### What is asked
Without the pictures, write out all the lines below exactly as they appear.

### Information supplied
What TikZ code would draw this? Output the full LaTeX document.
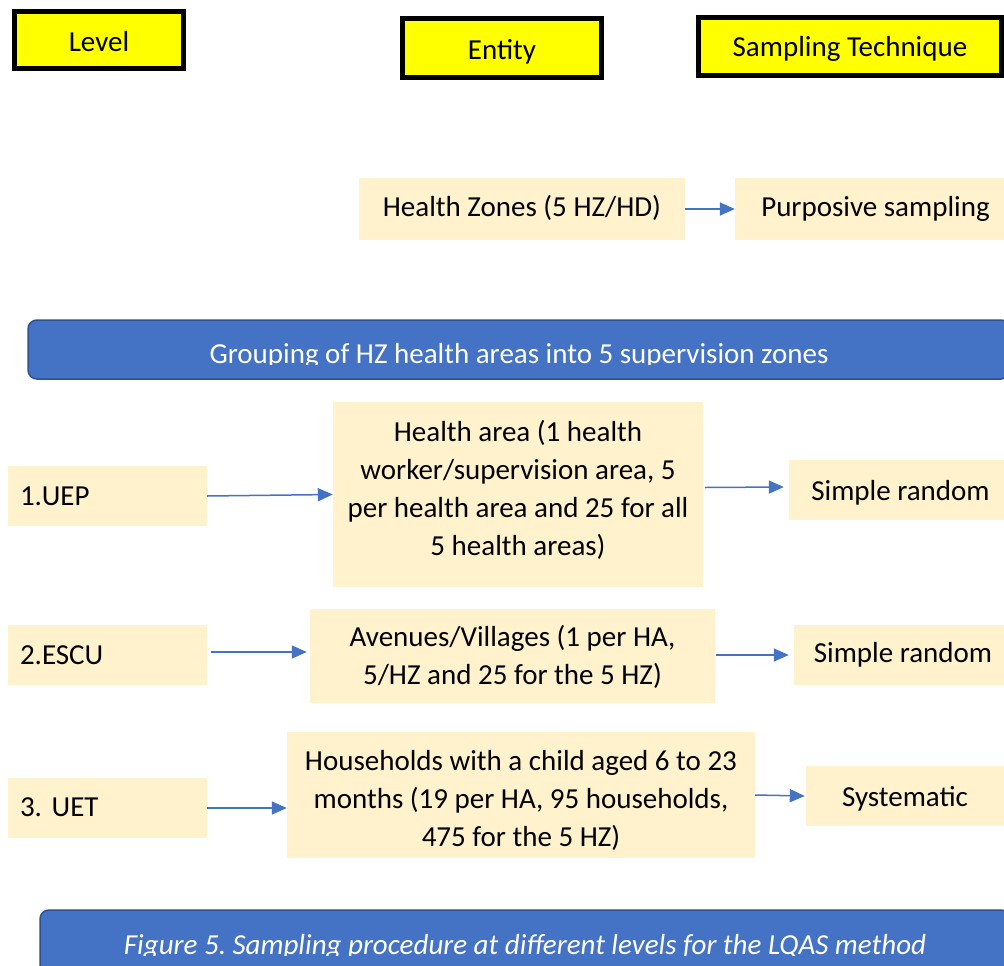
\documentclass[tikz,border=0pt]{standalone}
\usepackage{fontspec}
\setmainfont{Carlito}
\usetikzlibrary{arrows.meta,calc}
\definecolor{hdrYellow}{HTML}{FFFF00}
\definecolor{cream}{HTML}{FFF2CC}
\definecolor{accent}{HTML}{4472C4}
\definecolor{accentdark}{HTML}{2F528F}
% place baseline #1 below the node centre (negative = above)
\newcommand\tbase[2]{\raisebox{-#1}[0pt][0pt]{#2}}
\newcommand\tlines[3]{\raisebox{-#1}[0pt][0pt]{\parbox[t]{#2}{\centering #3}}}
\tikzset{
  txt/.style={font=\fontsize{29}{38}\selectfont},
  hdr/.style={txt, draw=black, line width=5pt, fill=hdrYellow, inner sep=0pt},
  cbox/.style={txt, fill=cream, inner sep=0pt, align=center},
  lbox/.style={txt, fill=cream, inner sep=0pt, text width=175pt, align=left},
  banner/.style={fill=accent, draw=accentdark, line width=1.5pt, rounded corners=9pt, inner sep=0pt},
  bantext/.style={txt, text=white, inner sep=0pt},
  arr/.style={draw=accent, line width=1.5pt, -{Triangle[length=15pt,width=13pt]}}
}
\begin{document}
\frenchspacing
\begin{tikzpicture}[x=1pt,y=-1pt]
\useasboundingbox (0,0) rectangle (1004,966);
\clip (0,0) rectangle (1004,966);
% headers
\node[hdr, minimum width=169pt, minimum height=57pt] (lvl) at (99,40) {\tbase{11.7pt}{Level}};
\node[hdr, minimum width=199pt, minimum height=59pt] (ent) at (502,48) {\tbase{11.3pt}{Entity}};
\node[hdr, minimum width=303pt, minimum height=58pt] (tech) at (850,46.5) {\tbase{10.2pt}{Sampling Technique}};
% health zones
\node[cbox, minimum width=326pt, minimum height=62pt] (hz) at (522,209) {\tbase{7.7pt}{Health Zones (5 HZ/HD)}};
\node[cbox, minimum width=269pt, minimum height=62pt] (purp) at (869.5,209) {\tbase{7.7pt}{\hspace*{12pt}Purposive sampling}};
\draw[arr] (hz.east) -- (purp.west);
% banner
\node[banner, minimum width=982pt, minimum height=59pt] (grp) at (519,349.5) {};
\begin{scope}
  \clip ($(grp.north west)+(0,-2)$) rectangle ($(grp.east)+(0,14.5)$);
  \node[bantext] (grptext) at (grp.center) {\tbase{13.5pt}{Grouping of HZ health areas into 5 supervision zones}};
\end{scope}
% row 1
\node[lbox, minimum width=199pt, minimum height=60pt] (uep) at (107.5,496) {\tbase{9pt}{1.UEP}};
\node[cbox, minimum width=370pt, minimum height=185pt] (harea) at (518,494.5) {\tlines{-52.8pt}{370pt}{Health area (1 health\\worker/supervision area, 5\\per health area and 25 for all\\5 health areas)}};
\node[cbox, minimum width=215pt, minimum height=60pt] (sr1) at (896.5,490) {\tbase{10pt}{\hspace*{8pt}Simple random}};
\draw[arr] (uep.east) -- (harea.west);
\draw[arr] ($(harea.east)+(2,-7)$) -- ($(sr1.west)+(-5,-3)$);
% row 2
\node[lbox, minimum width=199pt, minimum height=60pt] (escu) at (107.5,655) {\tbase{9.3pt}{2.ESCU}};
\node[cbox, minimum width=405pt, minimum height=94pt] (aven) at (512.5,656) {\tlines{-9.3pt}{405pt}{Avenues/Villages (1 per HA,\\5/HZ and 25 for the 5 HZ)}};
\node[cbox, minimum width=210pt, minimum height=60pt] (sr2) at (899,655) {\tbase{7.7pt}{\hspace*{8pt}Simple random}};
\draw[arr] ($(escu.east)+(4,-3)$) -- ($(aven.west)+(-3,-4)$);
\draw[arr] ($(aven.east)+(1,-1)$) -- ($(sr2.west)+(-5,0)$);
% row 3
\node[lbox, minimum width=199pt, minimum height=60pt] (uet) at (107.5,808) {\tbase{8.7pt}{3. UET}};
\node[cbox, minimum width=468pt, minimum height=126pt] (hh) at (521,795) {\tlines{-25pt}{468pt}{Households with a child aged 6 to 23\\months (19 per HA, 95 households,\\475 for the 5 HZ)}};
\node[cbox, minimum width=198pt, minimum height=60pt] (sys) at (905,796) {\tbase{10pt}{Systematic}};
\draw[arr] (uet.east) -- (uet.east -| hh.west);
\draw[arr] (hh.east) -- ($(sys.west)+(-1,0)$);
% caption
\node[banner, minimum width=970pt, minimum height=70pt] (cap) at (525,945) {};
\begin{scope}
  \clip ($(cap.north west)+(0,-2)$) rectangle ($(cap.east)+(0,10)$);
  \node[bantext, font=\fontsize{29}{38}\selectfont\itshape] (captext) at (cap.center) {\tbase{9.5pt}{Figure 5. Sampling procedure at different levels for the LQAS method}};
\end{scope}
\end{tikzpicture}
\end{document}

### The reply
What TikZ code would draw this? Output the full LaTeX document.
\documentclass[tikz,border=0pt]{standalone}
\usepackage{fontspec}
\setmainfont{Carlito}
\usetikzlibrary{arrows.meta,calc}
\definecolor{hdrYellow}{HTML}{FFFF00}
\definecolor{cream}{HTML}{FFF2CC}
\definecolor{accent}{HTML}{4472C4}
\definecolor{accentdark}{HTML}{2F528F}
% place baseline #1 below the node centre (negative = above)
\newcommand\tbase[2]{\raisebox{-#1}[0pt][0pt]{#2}}
\newcommand\tlines[3]{\raisebox{-#1}[0pt][0pt]{\parbox[t]{#2}{\centering #3}}}
\tikzset{
  txt/.style={font=\fontsize{29}{38}\selectfont},
  hdr/.style={txt, draw=black, line width=5pt, fill=hdrYellow, inner sep=0pt},
  cbox/.style={txt, fill=cream, inner sep=0pt, align=center},
  lbox/.style={txt, fill=cream, inner sep=0pt, text width=175pt, align=left},
  banner/.style={fill=accent, draw=accentdark, line width=1.5pt, rounded corners=9pt, inner sep=0pt},
  bantext/.style={txt, text=white, inner sep=0pt},
  arr/.style={draw=accent, line width=1.5pt, -{Triangle[length=15pt,width=13pt]}}
}
\begin{document}
\frenchspacing
\begin{tikzpicture}[x=1pt,y=-1pt]
\useasboundingbox (0,0) rectangle (1004,966);
\clip (0,0) rectangle (1004,966);
% headers
\node[hdr, minimum width=169pt, minimum height=57pt] (lvl) at (99,40) {\tbase{11.7pt}{Level}};
\node[hdr, minimum width=199pt, minimum height=59pt] (ent) at (502,48) {\tbase{11.3pt}{Entity}};
\node[hdr, minimum width=303pt, minimum height=58pt] (tech) at (850,46.5) {\tbase{10.2pt}{Sampling Technique}};
% health zones
\node[cbox, minimum width=326pt, minimum height=62pt] (hz) at (522,209) {\tbase{7.7pt}{Health Zones (5 HZ/HD)}};
\node[cbox, minimum width=269pt, minimum height=62pt] (purp) at (869.5,209) {\tbase{7.7pt}{\hspace*{12pt}Purposive sampling}};
\draw[arr] (hz.east) -- (purp.west);
% banner
\node[banner, minimum width=982pt, minimum height=59pt] (grp) at (519,349.5) {};
\begin{scope}
  \clip ($(grp.north west)+(0,-2)$) rectangle ($(grp.east)+(0,14.5)$);
  \node[bantext] (grptext) at (grp.center) {\tbase{13.5pt}{Grouping of HZ health areas into 5 supervision zones}};
\end{scope}
% row 1
\node[lbox, minimum width=199pt, minimum height=60pt] (uep) at (107.5,496) {\tbase{9pt}{1.UEP}};
\node[cbox, minimum width=370pt, minimum height=185pt] (harea) at (518,494.5) {\tlines{-52.8pt}{370pt}{Health area (1 health\\worker/supervision area, 5\\per health area and 25 for all\\5 health areas)}};
\node[cbox, minimum width=215pt, minimum height=60pt] (sr1) at (896.5,490) {\tbase{10pt}{\hspace*{8pt}Simple random}};
\draw[arr] (uep.east) -- (harea.west);
\draw[arr] ($(harea.east)+(2,-7)$) -- ($(sr1.west)+(-5,-3)$);
% row 2
\node[lbox, minimum width=199pt, minimum height=60pt] (escu) at (107.5,655) {\tbase{9.3pt}{2.ESCU}};
\node[cbox, minimum width=405pt, minimum height=94pt] (aven) at (512.5,656) {\tlines{-9.3pt}{405pt}{Avenues/Villages (1 per HA,\\5/HZ and 25 for the 5 HZ)}};
\node[cbox, minimum width=210pt, minimum height=60pt] (sr2) at (899,655) {\tbase{7.7pt}{\hspace*{8pt}Simple random}};
\draw[arr] ($(escu.east)+(4,-3)$) -- ($(aven.west)+(-3,-4)$);
\draw[arr] ($(aven.east)+(1,-1)$) -- ($(sr2.west)+(-5,0)$);
% row 3
\node[lbox, minimum width=199pt, minimum height=60pt] (uet) at (107.5,808) {\tbase{8.7pt}{3. UET}};
\node[cbox, minimum width=468pt, minimum height=126pt] (hh) at (521,795) {\tlines{-25pt}{468pt}{Households with a child aged 6 to 23\\months (19 per HA, 95 households,\\475 for the 5 HZ)}};
\node[cbox, minimum width=198pt, minimum height=60pt] (sys) at (905,796) {\tbase{10pt}{Systematic}};
\draw[arr] (uet.east) -- (uet.east -| hh.west);
\draw[arr] (hh.east) -- ($(sys.west)+(-1,0)$);
% caption
\node[banner, minimum width=970pt, minimum height=70pt] (cap) at (525,945) {};
\begin{scope}
  \clip ($(cap.north west)+(0,-2)$) rectangle ($(cap.east)+(0,10)$);
  \node[bantext, font=\fontsize{29}{38}\selectfont\itshape] (captext) at (cap.center) {\tbase{9.5pt}{Figure 5. Sampling procedure at different levels for the LQAS method}};
\end{scope}
\end{tikzpicture}
\end{document}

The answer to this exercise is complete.